Machine Learning: Dimensionality Reduction

A Note from Ng

Yao Yao on September 6, 2014

1. Motivation

Dimensionality Reduction helps in:

  • Data Compression
  • Visualization (because we can only plot 2D or 3D)

Principal Component Analysis (主成分分析), abbreviated as PCA, is the algorithm to implement Dimensionality Reduction。

2. PCA: Problem Formulation

2.1 Reduce from 2-dimension to 1-dimension

假设两个 features 分别是 $x_1$ 和 $x_2$,以它俩为 x-axis 和 y-axis,如果有一条直线,使所有 $n$ 个 $(x_1, x_2)$ 到它的投影点能够代替 $x_1$ 和 $x_2$,那么我们就把 2D 降成了 1D(直接把这条直线看做 x-axis,所有的投影点都在直线上,自然就不需要 y-axis)。

那么如何判断 “投影点能够代替 $x_1$ 和 $x_2$” 呢?这个是通过计算替换前后的 variance 来确定的。如果替换后的 variance 没有太大损失,就可以认为是一个有效替换。那么问题就转化成 “寻找一个替换,使替换后的 variance 最大”。

经过进一步推导(这里就不深入了),问题进一步转化为:Find a direction (a vector $u^{(1)} \in \mathbb{R}^2$) onto which to project the data so as to minimize the projection error.

2.2 Reduce from n-dimension to $k$-dimension

同理,Find $k$ vectors $u^{(1)}, u^{(2)}, …, u^{(k)} \in \mathbb{R}^n$ onto which to project the data so as to minimize the projection error.

3. PCA: Algorithm

3.1 Data preprocessing

Given training set $x^{(1)}, \dots, x^{(m)}$, the preprocessing goes like mean normalization:

  • calculate $\mu_j = \frac{1}{m} \sum_{i=1}^m { x_j^{(i)} }$
  • replace each $x_j^{(i)}$ with $x_j^{(i)} - \mu_j$

If there are different features on different scales (e.g. $x_1 = \text{size of house}$, $x_2 = \text{number of bedrooms}$), scale features to have comparable range of values.

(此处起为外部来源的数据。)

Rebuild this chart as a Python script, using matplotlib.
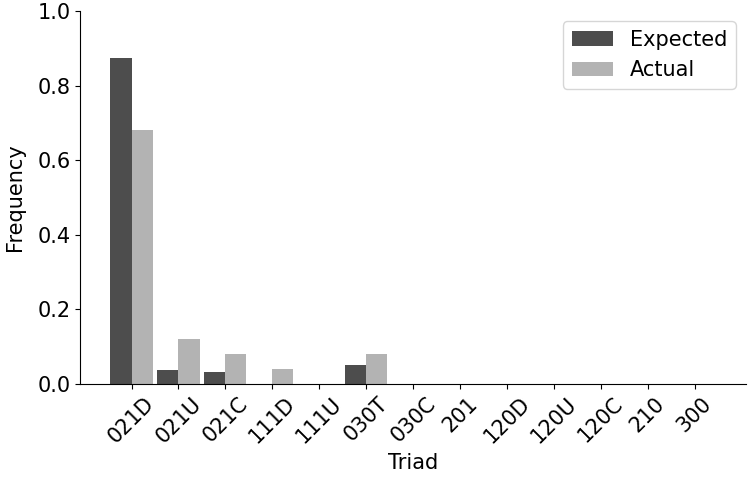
import numpy as np
import matplotlib.pyplot as plt

triads = ['021D', '021U', '021C', '111D', '111U', '030T', '030C',
          '201', '120D', '120U', '120C', '210', '300']
expected = [0.874, 0.038, 0.032, 0.0, 0.0, 0.051, 0.0,
            0.0, 0.0, 0.0, 0.0, 0.0, 0.0]
actual = [0.68, 0.12, 0.08, 0.04, 0.0, 0.08, 0.0,
          0.0, 0.0, 0.0, 0.0, 0.0, 0.0]

plt.rcParams['font.size'] = 15

fig, ax = plt.subplots(figsize=(7.49, 4.8), dpi=100)
x = np.arange(len(triads))
w = 0.45
ax.bar(x, expected, width=-w, align='edge', color='#4d4d4d', label='Expected')
ax.bar(x, actual, width=w, align='edge', color='#b3b3b3', label='Actual')

ax.set_xticks(x)
ax.set_xticklabels(triads, rotation=45)
ax.set_ylim(0, 1.0)
ax.set_xlabel('Triad')
ax.set_ylabel('Frequency', labelpad=9)
ax.spines['top'].set_visible(False)
ax.spines['right'].set_visible(False)
ax.legend(loc='upper right')

plt.subplots_adjust(left=0.107, right=0.996, top=0.977, bottom=0.2)
plt.savefig('out.png')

3.2 PCA algorithm and implementation in Octave

Suppose we are reducing data from $n$-dimensions to $k$-dimensions

Step 1: Compute covariance matrix (协方差矩阵):

Non-vectorized formula is $\Sigma = \frac{1}{m} \sum_{i=1}^n {x^{(i)}*(x^{(i)})^T}$

$\because x^{(i)} = \begin{vmatrix} x^{(i)}_1 \newline x^{(i)}_2 \newline … \newline x^{(i)}_n \end{vmatrix}$ ($\operatorname{size} = n \times 1$)

$\therefore \operatorname{size}(\Sigma) = (n \times 1) \ast (1 \times n) = n \times n$

又 $\because X = \begin{vmatrix} – (x^{(1)})^T – \newline – (x^{(2)})^T – \newline …… \newline – (x^{(m)})^T – \end{vmatrix}$ ($\operatorname{size} = m \times n$)

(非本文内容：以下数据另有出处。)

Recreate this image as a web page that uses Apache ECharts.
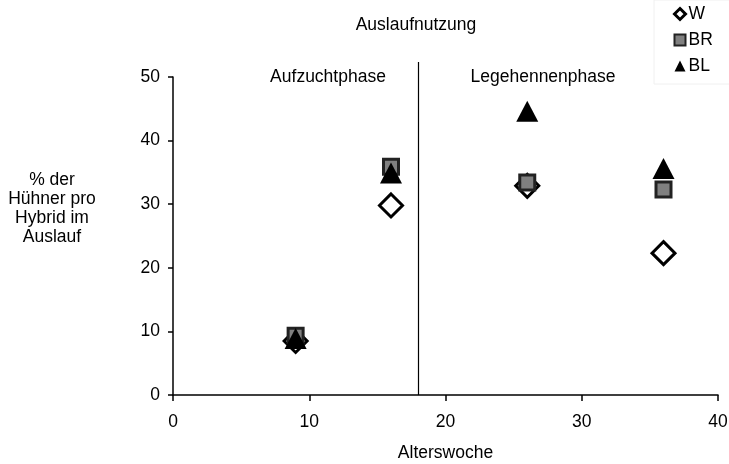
<!DOCTYPE html>
<html><head><meta charset="utf-8">
<script src="https://cdn.jsdelivr.net/npm/echarts@6/dist/echarts.min.js"></script>
<style>html,body{margin:0;padding:0;background:#fff}#c{width:729px;height:464px}</style>
</head><body><div id="c"></div>
<script>
const weeks = [9, 16, 26, 36];
const W  = [8.5, 29.8, 32.9, 22.3];
const BR = [9.3, 35.9, 33.4, 32.3];
const BL = [8.9, 34.9, 44.6, 35.6];
const xTicks = [0, 10, 20, 30, 40];
const yTicks = [0, 10, 20, 30, 40, 50];
const phaseBoundary = 18;

const font = 'Liberation Sans, Arial, sans-serif';
const fs = 17.5;
const chart = echarts.init(document.getElementById('c'), null, {renderer: 'canvas'});
const pairs = arr => weeks.map((w, i) => [w, arr[i]]);

chart.setOption({
  animation: false,
  textStyle: {fontFamily: font, color: '#000'},
  legend: {
    orient: 'vertical', left: 654, top: 0, itemGap: 8, itemWidth: 11, itemHeight: 11,
    borderColor: '#f0f0f0', borderWidth: 1, padding: [5, 17, 9, 19],
    textStyle: {fontFamily: font, fontSize: fs, color: '#000', padding: [0, 0, 0, -2]},
    data: [
      {name: 'W', icon: 'diamond', itemStyle: {color: '#fff', borderColor: '#000', borderWidth: 3}},
      {name: 'BR', icon: 'rect', itemStyle: {color: '#808080', borderColor: '#222', borderWidth: 2}},
      {name: 'BL', icon: 'triangle', itemStyle: {color: '#000', borderWidth: 0}}
    ]
  },
  grid: {left: 173, right: 11, top: 77, bottom: 69, containLabel: false, outerBoundsMode: 'none'},
  xAxis: {
    type: 'value', min: 0, max: 40, interval: 10,
    name: 'Alterswoche', nameLocation: 'middle', nameGap: 49,
    nameTextStyle: {fontFamily: font, fontSize: fs, color: '#000'},
    axisLine: {show: true, onZero: false, lineStyle: {color: '#000', width: 1.5}},
    axisTick: {show: true, inside: false, length: 6, lineStyle: {color: '#000', width: 1.5}},
    axisLabel: {fontFamily: font, fontSize: fs, color: '#000', margin: 18},
    splitLine: {show: false}
  },
  yAxis: {
    type: 'value', min: 0, max: 50, interval: 10,
    axisLine: {show: true, lineStyle: {color: '#000', width: 1.5}},
    axisTick: {show: true, inside: false, length: 5, lineStyle: {color: '#000', width: 1.5}},
    axisLabel: {fontFamily: font, fontSize: fs, color: '#000', margin: 13},
    splitLine: {show: false}
  },
  graphic: [
    {type: 'text', style: {text: 'Auslaufnutzung', x: 416, y: 25, align: 'center', verticalAlign: 'middle',
      fontFamily: font, fontSize: fs, fill: '#000'}},
    {type: 'text', style: {text: '% der\nHühner pro\nHybrid im\nAuslauf',
      x: 52, y: 209, align: 'center', verticalAlign: 'middle', fontFamily: font, fontSize: fs, lineHeight: 19, fill: '#000'}},
    {type: 'text', style: {text: 'Aufzuchtphase', x: 328, y: 77, align: 'center', verticalAlign: 'middle', fontFamily: font, fontSize: fs, fill: '#000'}},
    {type: 'text', style: {text: 'Legehennenphase', x: 543, y: 77, align: 'center', verticalAlign: 'middle', fontFamily: font, fontSize: fs, fill: '#000'}}
  ],
  series: [
    {name: 'W', type: 'scatter', symbol: 'diamond', symbolSize: 23, z: 2,
      itemStyle: {color: '#fff', borderColor: '#000', borderWidth: 3, opacity: 1},
      data: pairs(W),
      markLine: {silent: true, symbol: 'none', label: {show: false},
        lineStyle: {color: '#000', width: 1.2, type: 'solid'},
        data: [[{coord: [phaseBoundary, 0]}, {coord: [phaseBoundary, 50], y: 62}]]}},
    {name: 'BR', type: 'scatter', symbol: 'rect', symbolSize: 15, z: 3,
      itemStyle: {color: '#808080', borderColor: '#222', borderWidth: 3, opacity: 1},
      data: pairs(BR)},
    {name: 'BL', type: 'scatter', symbol: 'triangle', symbolSize: [22, 21], z: 4,
      itemStyle: {color: '#000', opacity: 1},
      data: pairs(BL)}
  ]
});
</script></body></html>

$\therefore$ Vectorized formula is $\Sigma = \frac{1}{m} X^T X$

Step 2: Compute eigenvectors of covariance matrix

[U, S, V] = svd(Σ), svd for Singular Value Decomposition (奇异值分解). eig(Σ) also works but less stable.

Covariance matrix always satisfies a property called “symmetric positive semidefinite” (对称半正定矩阵), so svd == eig.

The structure of U in [U, S, V] is:

$U = \begin{vmatrix} \vert & \vert & & \vert \newline u^{(1)} & u^{(2)} & … & u^{(n)} \newline \vert & \vert & & \vert \end{vmatrix}$ ($\operatorname{size}=n \times n$)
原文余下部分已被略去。